Шрифт:
Интервал:
Закладка:
Такое объяснение само имеет серьезные недочеты, и я к этому еще вернусь. Но какая сила убеждения! Например, в следующем фрагменте:
В тишине внутреннего размышления вполне может выработаться философия, но не вера. Ибо вера прежде всего есть энергия, жизнь, энтузиазм, возбуждение всей ментальной активности, вознесение индивида над самим собой. Как бы он мог увеличить свою энергию, не выходя из себя? Как бы он мог превзойти себя только собственными силами? Единственный источник огня, который может воспламенить нас нравственным пылом, – тот, который создается обществом наших собратьев. Единственные нравственные силы, которыми мы можем подпитывать и увеличивать свои собственные, – те, которые мы получаем от других. ‹…› …Верования активны только тогда, когда их разделяют многие. Человек может какое-то время поддерживать их только личным усилием, но не так они возникли и не так приобретаются. Сомнительно даже, что они могут сохраниться в таких условиях. Действительно, человек, который обладает подлинной верой, испытывает непреодолимую потребность в ее распространении – поэтому он оставляет свое уединение, идет к другим людям и пытается их убедить; и пыл той убежденности, которую он производит в других, укрепляет его собственную. Если она останется в одиночестве, то быстро ослабнет.

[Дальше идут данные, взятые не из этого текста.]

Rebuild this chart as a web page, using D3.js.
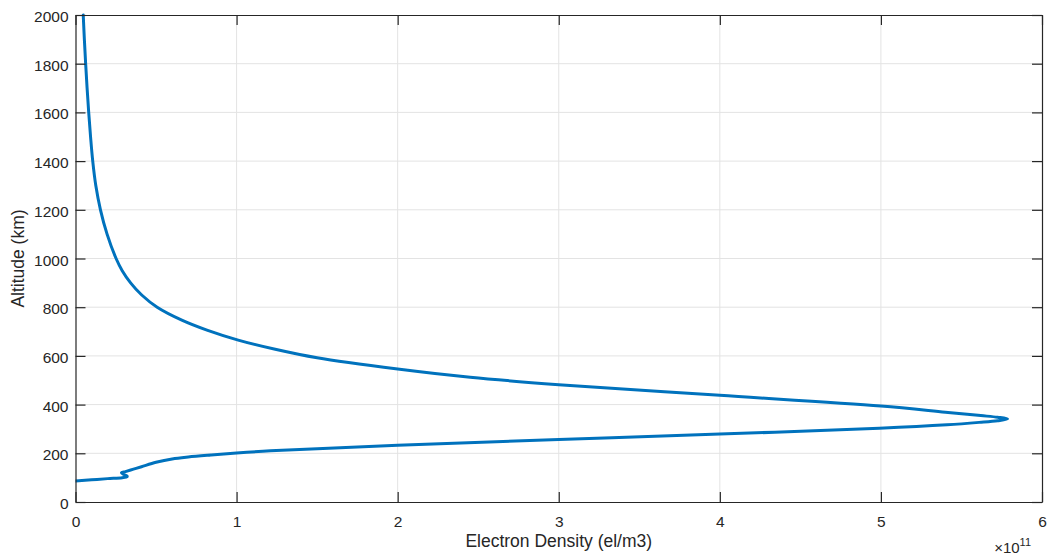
<!DOCTYPE html>
<html>
<head>
<meta charset="utf-8">
<script src="https://cdn.jsdelivr.net/npm/d3@7"></script>
<style>
  html, body { margin: 0; padding: 0; background: #fff; }
  svg { display: block; }
  text { font-family: "Liberation Sans", Arial, sans-serif; fill: #262626; }
</style>
</head>
<body>
<svg id="chart" width="1048" height="557"></svg>
<script>
// Electron density (units of 1e11 el/m3) along the profile, ordered by altitude
const density = [0.0, 0.10, 0.20, 0.29, 0.32, 0.32, 0.30, 0.285, 0.31, 0.36, 0.41, 0.50, 0.60, 0.70, 0.84, 1.0, 1.21, 1.5, 2.0, 3.0, 4.0, 4.99, 5.41, 5.61, 5.725, 5.786, 5.725, 5.62, 5.40, 5.0, 4.0, 3.0, 2.45, 2.0, 1.5, 1.24, 1.01, 0.816, 0.66, 0.507, 0.411, 0.342, 0.290, 0.252, 0.196, 0.155, 0.126, 0.107, 0.0935, 0.082, 0.072, 0.063, 0.055, 0.048];
// Altitude (km) matching each density value
const altitude = [86, 91, 96, 100, 104, 107, 113, 120, 125, 135, 145, 163, 177, 185, 193, 201, 210, 219, 233, 257, 279, 302.6, 317, 327, 334, 341, 348, 355, 369, 394, 438, 482, 512, 546, 592, 627, 665, 706, 747, 800, 850, 900, 950, 1000, 1100, 1200, 1300, 1400, 1500, 1600, 1700, 1800, 1900, 2000];
const xTicks = [0, 1, 2, 3, 4, 5, 6];
const yTicks = [0, 200, 400, 600, 800, 1000, 1200, 1400, 1600, 1800, 2000];
const xLabel = "Electron Density (el/m3)";
const yLabel = "Altitude (km)";

const svg = d3.select("#chart");
const L = 75.5, R = 1042, T = 15, B = 502;
const x = d3.scaleLinear().domain([0, 6]).range([L, R]);
const y = d3.scaleLinear().domain([0, 2000]).range([B, T]);
const axisColor = "#262626";
const gridColor = "#e3e3e3";
const font = '"Liberation Sans", Arial, sans-serif';

// grid
svg.append("g").selectAll("line").data(xTicks.slice(1, -1)).join("line")
  .attr("x1", d => x(d)).attr("x2", d => x(d)).attr("y1", T).attr("y2", B)
  .attr("stroke", gridColor).attr("stroke-width", 1);
svg.append("g").selectAll("line").data(yTicks.slice(1, -1)).join("line")
  .attr("y1", d => y(d)).attr("y2", d => y(d)).attr("x1", L).attr("x2", R)
  .attr("stroke", gridColor).attr("stroke-width", 1);

// data line
const pts = density.map((d, i) => [d, altitude[i]]);
svg.append("defs").append("clipPath").attr("id", "clip")
  .append("rect").attr("x", L).attr("y", T - 2).attr("width", R - L).attr("height", B - T + 2);
svg.append("path")
  .datum(pts)
  .attr("clip-path", "url(#clip)")
  .attr("d", d3.line().x(d => x(d[0])).y(d => y(d[1])).curve(d3.curveCatmullRom.alpha(0.5)))
  .attr("fill", "none").attr("stroke", "#0072BD").attr("stroke-width", 3)
  .attr("stroke-linejoin", "round").attr("stroke-linecap", "round");

// axes
const tickLen = 10;
const fmt = d3.format("d");
const gB = svg.append("g").attr("transform", `translate(0,${B})`)
  .call(d3.axisBottom(x).tickValues(xTicks).tickFormat(fmt).tickSizeInner(-tickLen).tickSizeOuter(0).tickPadding(14));
const gT = svg.append("g").attr("transform", `translate(0,${T})`)
  .call(d3.axisTop(x).tickValues(xTicks).tickFormat("").tickSizeInner(-tickLen).tickSizeOuter(0));
const gL = svg.append("g").attr("transform", `translate(${L},0)`)
  .call(d3.axisLeft(y).tickValues(yTicks).tickFormat(fmt).tickSizeInner(-tickLen).tickSizeOuter(0).tickPadding(7));
const gR = svg.append("g").attr("transform", `translate(${R},0)`)
  .call(d3.axisRight(y).tickValues(yTicks).tickFormat("").tickSizeInner(-tickLen).tickSizeOuter(0));
[gB, gT, gL, gR].forEach(g => {
  g.select(".domain").attr("stroke", axisColor).attr("stroke-width", 1.2);
  g.selectAll(".tick line").attr("stroke", axisColor).attr("stroke-width", 1.2);
  g.selectAll(".tick text").attr("fill", axisColor)
    .style("font-family", font).style("font-size", "15.5px");
});
gL.selectAll(".tick text").attr("dy", "0.42em");

// axis labels
svg.append("text").attr("x", (L + R) / 2).attr("y", 547).attr("text-anchor", "middle")
  .style("font-size", "17.5px").text(xLabel);
svg.append("text").attr("transform", `translate(23.5,${(T + B) / 2}) rotate(-90)`)
  .attr("text-anchor", "middle").style("font-size", "17.5px").text(yLabel);

// exponent
const ex = svg.append("text").attr("x", 1031).attr("y", 553).attr("text-anchor", "end")
  .style("font-size", "15px");
ex.append("tspan").text("\u00D7");
ex.append("tspan").text("10");
ex.append("tspan").text("11").attr("dy", -7).style("font-size", "11px");
</script>
</body>
</html>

В свете этого выдающегося текста начинаешь думать, что у проводимых нашими когнитивистами лабораторных экспериментов по взращиванию религиозных идей в сознании отдельно взятого индивида не больше шансов на успех, чем у попыток разводить розы на Марсе.
Докинз и Буайе находят в высшей степени нелепым, что верующие готовы пасть ниц перед неодушевленной статуей и обращать к ней молитвы – уж хотя бы Дон Жуан не стал дивиться ходячему и говорящему изваянию. Показательно, что Буайе видит в этом не ритуальное действие, а религиозный концепт. И как во всяком религиозном понятии, здесь комбинируются особая онтологическая категория (в данном случае «искусственный объект»), из которой выводятся всевозможные посылки (к примеру, этот объект кем-то изготовлен, он не может находиться в нескольких местах одновременно и т. д.), и противоречие хотя бы в одном подобном выводе (рукотворный объект слышит адресованные ему просьбы и в некоторых случаях может их исполнять). Именно сочетание онтологической категории, подразумевающей возможность логических выводов, и противоречащего интуиции свойства и характеризует, по мнению Буайе, любой религиозный концепт. В этом необходимое условие, позволяющее ему самовоспроизвестись и успешно пройти фильтр дарвиновского отбора.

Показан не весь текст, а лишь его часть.